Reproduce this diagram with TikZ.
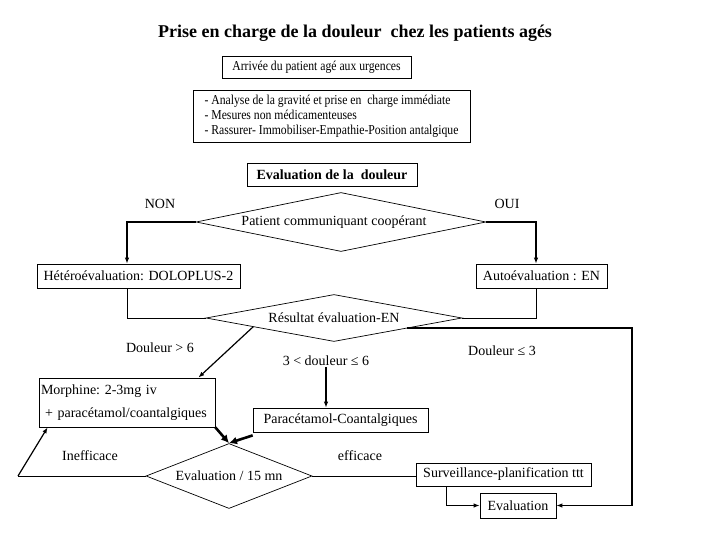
\documentclass[tikz,border=0pt]{standalone}
\usepackage{fontspec}
\setmainfont{Liberation Serif}
\newfontfamily\narrowfont[FakeStretch=0.86]{Liberation Serif}
\usetikzlibrary{arrows.meta,shapes.geometric,calc}

\begin{document}
\begin{tikzpicture}[x=1pt,y=-1pt,
 box/.style={draw,line width=0.7pt,inner sep=2pt,font=\fontsize{14}{16}\selectfont},
 narrowbox/.style={box,font=\narrowfont\fontsize{13.6}{15}\selectfont},
 decision/.style={diamond,draw,line width=0.7pt,inner sep=0pt,
   font=\fontsize{14}{16}\selectfont},
 tag/.style={font=\fontsize{14}{16}\selectfont,inner sep=1pt},
 plain/.style={line width=0.7pt},
 flow/.style={-{Latex[length=6pt,width=4.5pt]},line width=1.2pt},
 heavy/.style={-{Latex[length=8pt,width=8pt]},line width=2.6pt}
]
\useasboundingbox (0,0) rectangle (720,540);
\node[font=\bfseries\fontsize{18}{20}\selectfont] (title) at (355,33)
 {Prise en charge de la douleur\ \ chez les patients agés};
\node[narrowbox,minimum width=189,minimum height=22] (arrivee) at (316.5,67.5)
 {Arrivée du patient agé aux urgences};
\node[narrowbox,minimum width=277,minimum height=52,align=left] (analyse) at (331.5,116)
 {- Analyse de la gravité et prise en\ \ charge immédiate\\
  - Mesures non médicamenteuses\\
  - Rassurer- Immobiliser-Empathie-Position antalgique};
\node[box,font=\bfseries\fontsize{14}{16}\selectfont,minimum width=170,minimum height=23]
 (evaldouleur) at (332,174.5) {Evaluation de la\ \ douleur};
\node[decision,minimum width=290,minimum height=59] (patient) at (341,222)
 {\makebox[0pt]{\hspace*{-14pt}\raisebox{-1.5pt}{Patient communiquant coopérant}}};
\node[tag] (non) at (160,204) {NON};
\node[tag] (oui) at (507,204) {OUI};
\node[box,minimum width=203,minimum height=24] (hetero) at (138.5,276)
 {Hétéroévaluation: DOLOPLUS-2};
\node[box,minimum width=131,minimum height=24] (autoeval) at (541.5,276)
 {Autoévaluation : EN};
\node[decision,minimum width=256,minimum height=47] (resultat) at (334,318)
 {\makebox[0pt]{Résultat évaluation-EN}};
\node[tag] (fort) at (160,348) {Douleur > 6};
\node[tag] (moyen) at (326,361) {3 < douleur ≤ 6};
\node[tag] (faible) at (502,351) {Douleur ≤ 3};
\node[box,minimum height=49,text width=172,align=left] (morphine) at (127,402.5)
 {Morphine:\ 2-3mg iv\\[7pt]\hspace*{4pt}+ paracétamol/coantalgiques};
\node[box,minimum width=175,minimum height=24] (paracetamol) at (340.5,420)
 {Paracétamol-Coantalgiques};
\node[decision,minimum width=166,minimum height=65] (reeval) at (229,476)
 {\makebox[0pt]{\raisebox{-4pt}{Evaluation / 15 mn}}};
\node[tag] (inefficace) at (90,456) {Inefficace};
\node[tag] (efficace) at (360,456) {efficace};
\node[box,minimum width=175,minimum height=23] (surveillance) at (503.5,474.5)
 {Surveillance-planification ttt};
\node[box,minimum width=76,minimum height=25] (evalfin) at (518,505.5)
 {Evaluation};
% branches of the first decision
\draw[flow] (patient.west) -| ([xshift=-11.5pt]hetero.north);
\draw[flow] (patient.east) -| ([xshift=-5.5pt]autoeval.north);
\draw[plain] ([xshift=-11.5pt]hetero.south) |- (resultat.west);
\draw[plain] ([xshift=-5.5pt]autoeval.south) |- (resultat.east);
% result of the scale
\coordinate (fortout) at ($(resultat.west)!0.37!(resultat.south)$);
\coordinate (faibleout) at ($(resultat.south)!0.57!(resultat.east)$);
\draw[flow] (fortout) -- ([xshift=-17pt]morphine.north east);
\draw[flow] (moyen.south) -- (paracetamol.north -| moyen.south);
\draw[flow,line width=1.6pt] (faibleout) -| (632,0 |- evalfin.east) -- (evalfin.east);
% treatment and reassessment
\draw[heavy] (morphine.south east) -- (reeval.north);
\draw[heavy] ([yshift=-3pt]paracetamol.south west) -- (reeval.north);
\draw[plain] (reeval.west) -- (18,0 |- reeval.west) coordinate (boucle);
\draw[flow] (boucle) -- ([xshift=9pt]morphine.south west);
\draw[plain] (reeval.east) -- (surveillance.west |- reeval.east);
\draw[flow,line width=1.6pt] ([xshift=-57pt]surveillance.south) |- (evalfin.west);
\end{tikzpicture}
\end{document}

= = = =

> **WHAT YOU HAVE TO DO**: Reproduce all of the data exactly, omitting each picture it holds.

> **ANSWER TO THE TASK**:
Reproduce this diagram with TikZ.
\documentclass[tikz,border=0pt]{standalone}
\usepackage{fontspec}
\setmainfont{Liberation Serif}
\newfontfamily\narrowfont[FakeStretch=0.86]{Liberation Serif}
\usetikzlibrary{arrows.meta,shapes.geometric,calc}

\begin{document}
\begin{tikzpicture}[x=1pt,y=-1pt,
 box/.style={draw,line width=0.7pt,inner sep=2pt,font=\fontsize{14}{16}\selectfont},
 narrowbox/.style={box,font=\narrowfont\fontsize{13.6}{15}\selectfont},
 decision/.style={diamond,draw,line width=0.7pt,inner sep=0pt,
   font=\fontsize{14}{16}\selectfont},
 tag/.style={font=\fontsize{14}{16}\selectfont,inner sep=1pt},
 plain/.style={line width=0.7pt},
 flow/.style={-{Latex[length=6pt,width=4.5pt]},line width=1.2pt},
 heavy/.style={-{Latex[length=8pt,width=8pt]},line width=2.6pt}
]
\useasboundingbox (0,0) rectangle (720,540);
\node[font=\bfseries\fontsize{18}{20}\selectfont] (title) at (355,33)
 {Prise en charge de la douleur\ \ chez les patients agés};
\node[narrowbox,minimum width=189,minimum height=22] (arrivee) at (316.5,67.5)
 {Arrivée du patient agé aux urgences};
\node[narrowbox,minimum width=277,minimum height=52,align=left] (analyse) at (331.5,116)
 {- Analyse de la gravité et prise en\ \ charge immédiate\\
  - Mesures non médicamenteuses\\
  - Rassurer- Immobiliser-Empathie-Position antalgique};
\node[box,font=\bfseries\fontsize{14}{16}\selectfont,minimum width=170,minimum height=23]
 (evaldouleur) at (332,174.5) {Evaluation de la\ \ douleur};
\node[decision,minimum width=290,minimum height=59] (patient) at (341,222)
 {\makebox[0pt]{\hspace*{-14pt}\raisebox{-1.5pt}{Patient communiquant coopérant}}};
\node[tag] (non) at (160,204) {NON};
\node[tag] (oui) at (507,204) {OUI};
\node[box,minimum width=203,minimum height=24] (hetero) at (138.5,276)
 {Hétéroévaluation: DOLOPLUS-2};
\node[box,minimum width=131,minimum height=24] (autoeval) at (541.5,276)
 {Autoévaluation : EN};
\node[decision,minimum width=256,minimum height=47] (resultat) at (334,318)
 {\makebox[0pt]{Résultat évaluation-EN}};
\node[tag] (fort) at (160,348) {Douleur > 6};
\node[tag] (moyen) at (326,361) {3 < douleur ≤ 6};
\node[tag] (faible) at (502,351) {Douleur ≤ 3};
\node[box,minimum height=49,text width=172,align=left] (morphine) at (127,402.5)
 {Morphine:\ 2-3mg iv\\[7pt]\hspace*{4pt}+ paracétamol/coantalgiques};
\node[box,minimum width=175,minimum height=24] (paracetamol) at (340.5,420)
 {Paracétamol-Coantalgiques};
\node[decision,minimum width=166,minimum height=65] (reeval) at (229,476)
 {\makebox[0pt]{\raisebox{-4pt}{Evaluation / 15 mn}}};
\node[tag] (inefficace) at (90,456) {Inefficace};
\node[tag] (efficace) at (360,456) {efficace};
\node[box,minimum width=175,minimum height=23] (surveillance) at (503.5,474.5)
 {Surveillance-planification ttt};
\node[box,minimum width=76,minimum height=25] (evalfin) at (518,505.5)
 {Evaluation};
% branches of the first decision
\draw[flow] (patient.west) -| ([xshift=-11.5pt]hetero.north);
\draw[flow] (patient.east) -| ([xshift=-5.5pt]autoeval.north);
\draw[plain] ([xshift=-11.5pt]hetero.south) |- (resultat.west);
\draw[plain] ([xshift=-5.5pt]autoeval.south) |- (resultat.east);
% result of the scale
\coordinate (fortout) at ($(resultat.west)!0.37!(resultat.south)$);
\coordinate (faibleout) at ($(resultat.south)!0.57!(resultat.east)$);
\draw[flow] (fortout) -- ([xshift=-17pt]morphine.north east);
\draw[flow] (moyen.south) -- (paracetamol.north -| moyen.south);
\draw[flow,line width=1.6pt] (faibleout) -| (632,0 |- evalfin.east) -- (evalfin.east);
% treatment and reassessment
\draw[heavy] (morphine.south east) -- (reeval.north);
\draw[heavy] ([yshift=-3pt]paracetamol.south west) -- (reeval.north);
\draw[plain] (reeval.west) -- (18,0 |- reeval.west) coordinate (boucle);
\draw[flow] (boucle) -- ([xshift=9pt]morphine.south west);
\draw[plain] (reeval.east) -- (surveillance.west |- reeval.east);
\draw[flow,line width=1.6pt] ([xshift=-57pt]surveillance.south) |- (evalfin.west);
\end{tikzpicture}
\end{document}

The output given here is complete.